Über Sprachlosigkeit (André Gödecke)
„…meine Stille war wie eines Steines, über den der Bach sein Murmeln zieht.“
Wie gebannt starre ich auf diese Zeile in Rilkes Gedicht, und seufze unkontrolliert auf, so dass ein Mitreisender vom anderen Ende des Abteils irritiert zu mir herüber schaut. All die Familienfeiern, Kaffeetafeln, Dienstberatungen, Teamdebatten, Partys, in denen ich gelähmt und schweigend endlose Wortfluten über mich ergehen ließ – sie kommen mir jetzt in den Sinn und dazu der Schmerz über soviel Aushalten und vergeudete Lebenszeit …
Traurig muss ich lächeln, wenn ich daran denke, was dadurch alles ungesagt blieb und welches Bild meine Zeitgenossen von mir haben mussten bzw. teilweise noch heute von mir haben.
Etwas aus fernen Tagen begleitet meine Reise, um mir immer wieder einzuflüstern, dass es ungebührlich und sogar gefährlich ist, meine oft unfertigen Wortsetzungen einzubringen – etwas, das die längste Zeit unerkannt und als blinder Passagier mit von der Partie war.
Aber sei´s drum: Neue, sonnige Passagiere haben neben dem ollen Dunkelmann Platz genommen und mischen den Wagon gerne mal fröhlich auf. Manch einer nickt mir aufmunternd zu, wenn ich kurz davor bin, „Moment mal!“ zu sagen oder mir eine Frage auf der Zunge liegt, die das Zeug hat, festgefahrenen Konversationen einen neuen Drive zu geben.
Keine Begegnung zwischen mir und anderen Menschen sollte lediglich über die Bühne gebracht, absolviert oder ertragen werden. In jeder dieser Begegnungen liegt mehr oder weniger still verborgen ein Keim für etwas Überraschendes, Verbindendes – auch wenn die Versuchung, meine Rolle „korrekt“ auszufüllen oder der echten Begegnung auszuweichen so oft gewinnt und dem Wunder immer wieder die Tür vor der Nase zuschlägt.
Mit dieser Erkenntnis schwinden auch die Gründe, in langweiligen Gesprächen still vor mich hin zu leiden. Es fällt mir heute zunehmend leichter zu intervenieren, wenn Gespräche „nach Drehbuch“ verlaufen oder ihr Potenzial von Monologen zersetzt wird.

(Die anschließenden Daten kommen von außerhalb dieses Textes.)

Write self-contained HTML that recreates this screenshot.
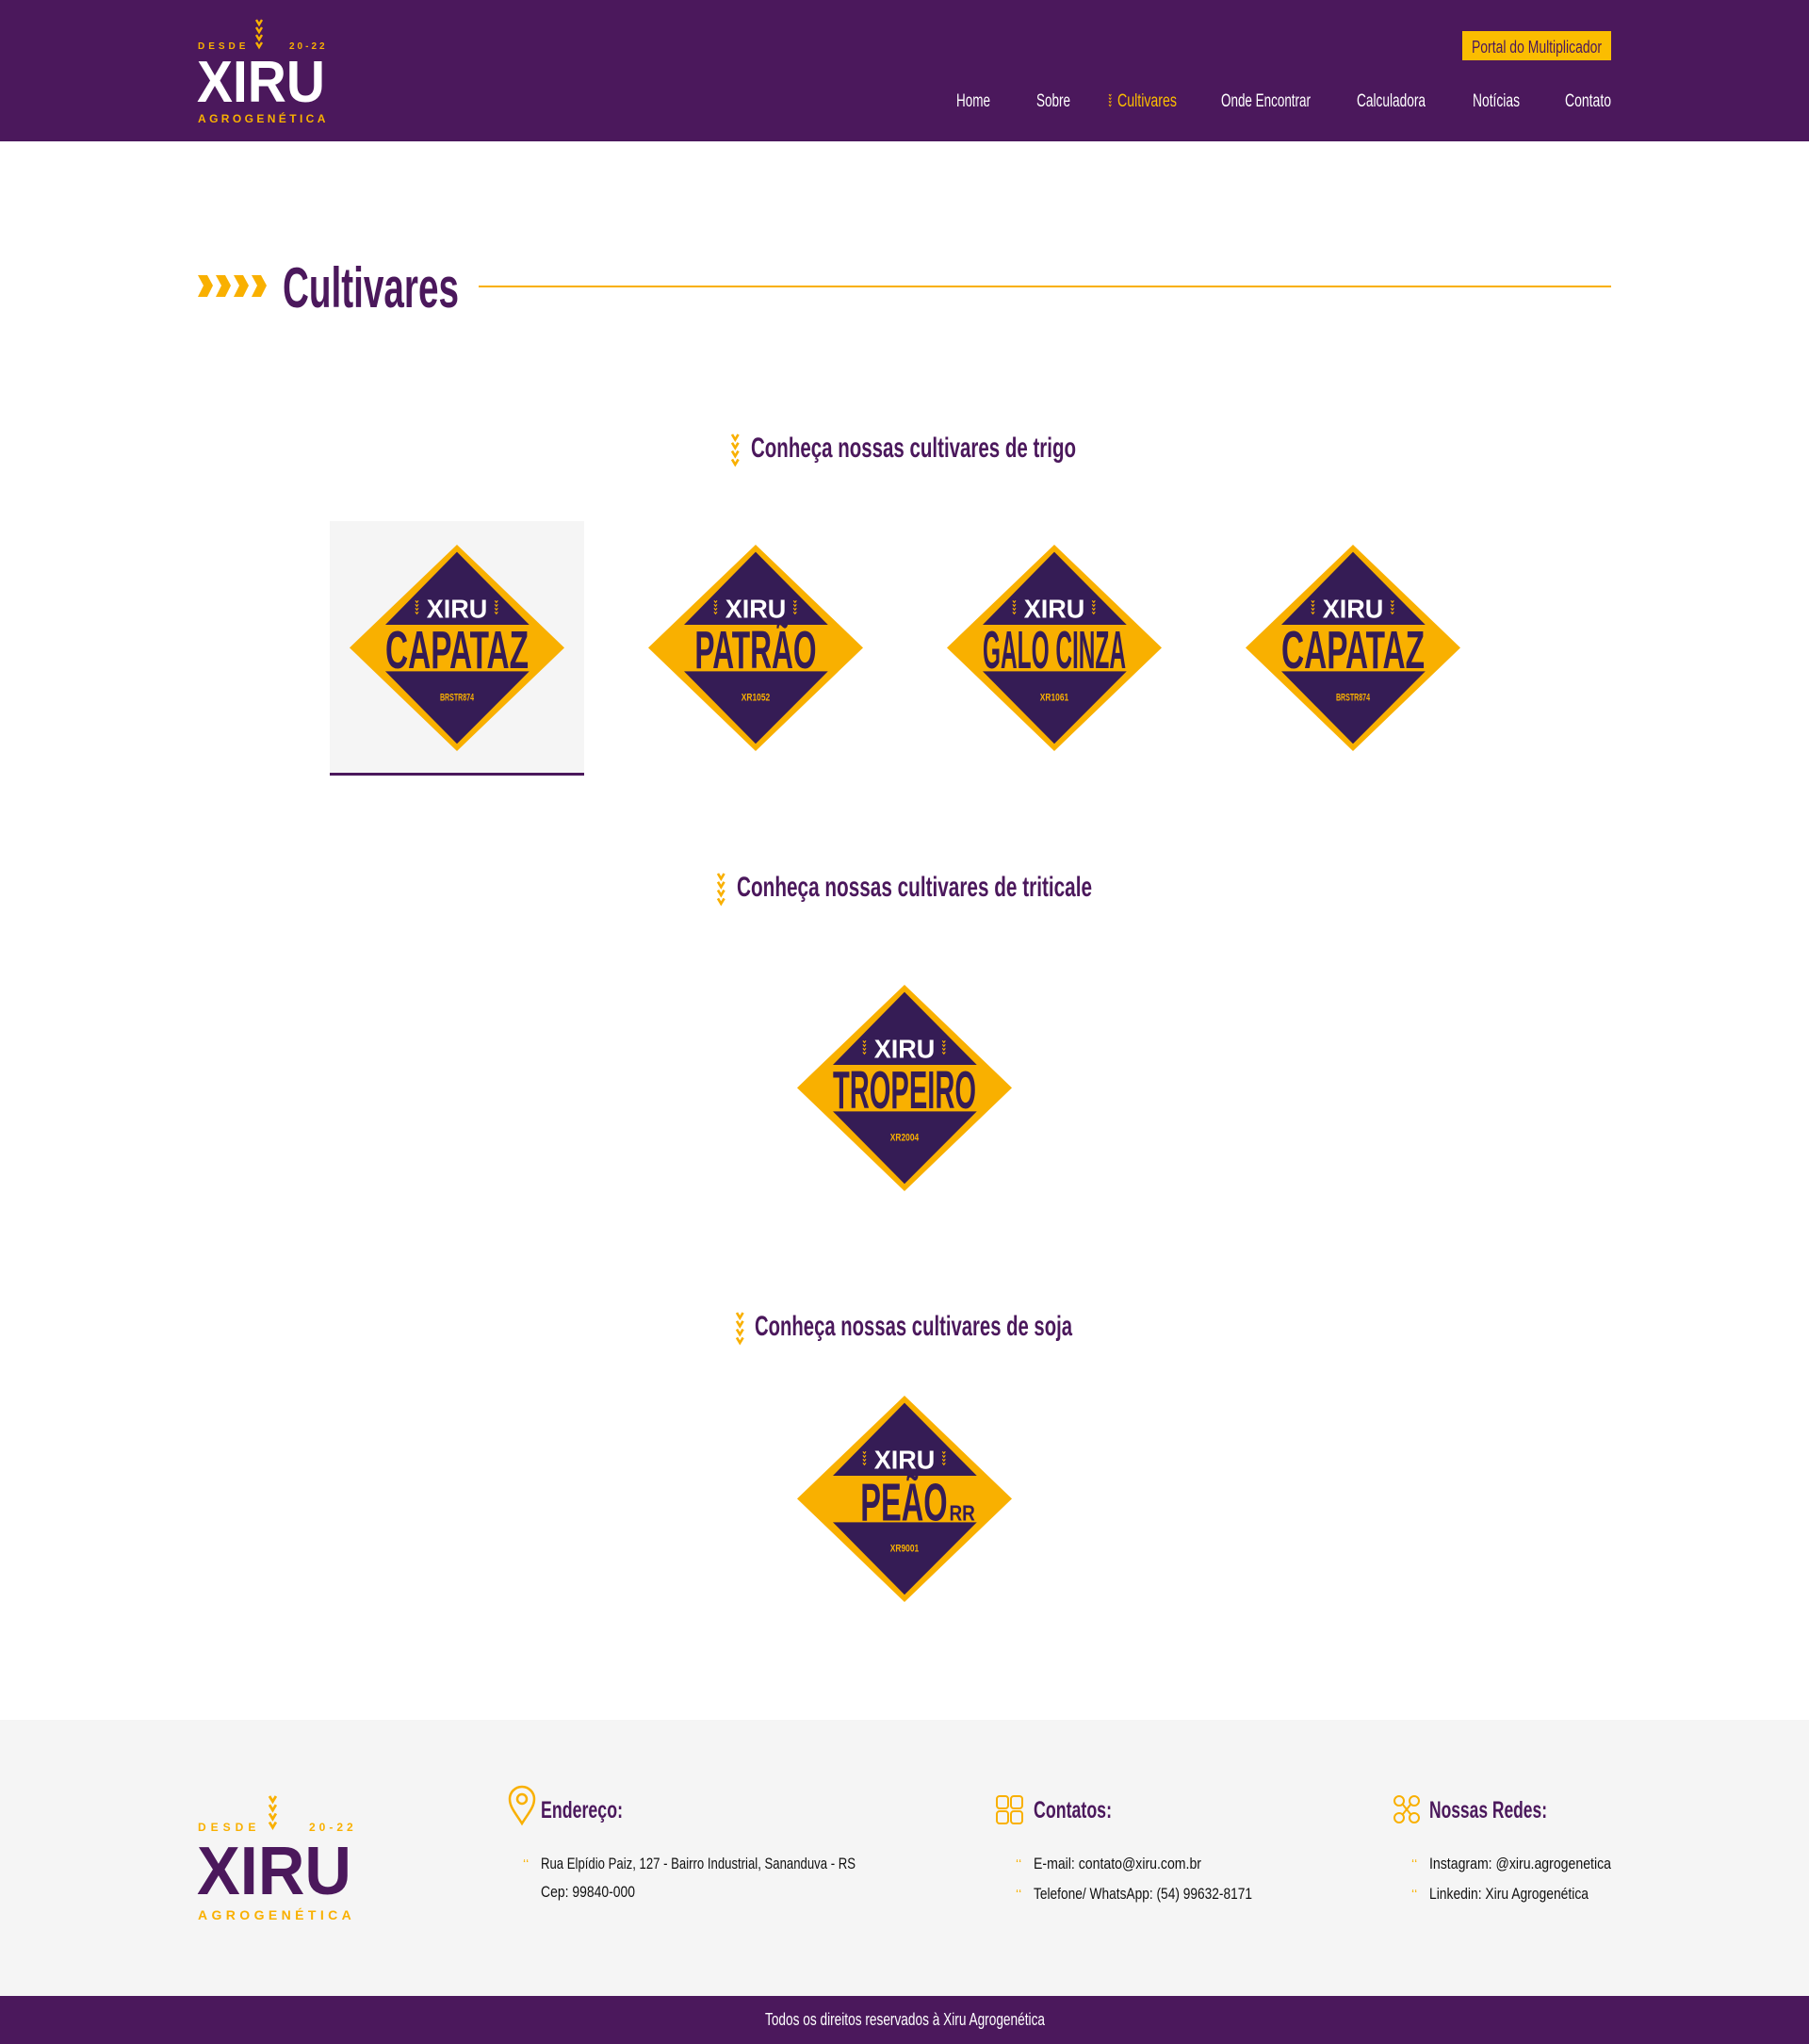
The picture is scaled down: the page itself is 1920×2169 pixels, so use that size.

Oh ja das kenne ich, die Vielredner energetisieren durch ihr reden selbst und nutzen dazu einen der Stiller ist, so erlebe ich es, ich unterbreche dann und lasse mich nicht mehr zuschwadern, dazu fällt mir auch ein Gedicht von Rilke ein, ja und das Lauschen und das Zuhören sind keine Qualitäten in unserer Kultur, sie können durch den Dialog wieder entdeckt werden,
Ich fürchte mich so vor der Menschen Wort.
Sie sprechen alles so deutlich aus:
Und dieses heißt Hund und jenes heißt Haus,
und hier ist Beginn und das Ende ist dort.
Mich bangt auch ihr Sinn, ihr Spiel mit dem Spott.
sie wissen alles, was wird und war;
kein Berg ist ihnen mehr wunderbar;
ihr Garten und Gut grenzt grade an Gott.
Ich will immer warnen und wehren: Bleibt fern.
Die Dinge singen hör ich so gern.
Ihr rührt sie an: sie sind starr und stumm.
Ihr bringt mir alle die Dinge um. Rilke
hier findest du was über die sogen. Logorrhoe und sogen. Logopathen, es ist aber falsch, dies als Krankheit zu definieren, finde ich, aber sind schon Phänomene, die viele an sich haben und es nicht gar wahrnehmen….
https://traurigschoenewelt.wordpress.com/2012/10/04/logorrhoe-und-logopathen/
Ja, er erklärt das Vielreden plakativ zur Krankheit – aber ich fühle mit ihm beim Lesen und bekomme eine Ahnung, was er schon alles durchgemacht hat …
Warum auch nicht mal auf polemische Weise den Spieß umdrehen – anstatt immer nur den, der schweigt, als „sozial gestört“ zu etikettieren?!
Aber im Grunde glaube ich, dass so gut wie keiner von den „Vielrednern“ wirklich möchte, dass ihm unter Qualen zugehört wird. Sie brauchen ehrliche Rückmeldungen, damit sie nicht immer wieder die Grenzen ihrer Mitmenschen überschreiten – auch wenn das manchmal nicht so einfach ist.
Herzlichen Dank übrigens noch für das Gedicht: Ich kannte es bisher nur von einer Musik-CD (Rilke-Projekt von Schönhert und Fleer) und habe nie in den Büchern gefunden und auch nicht im Internet!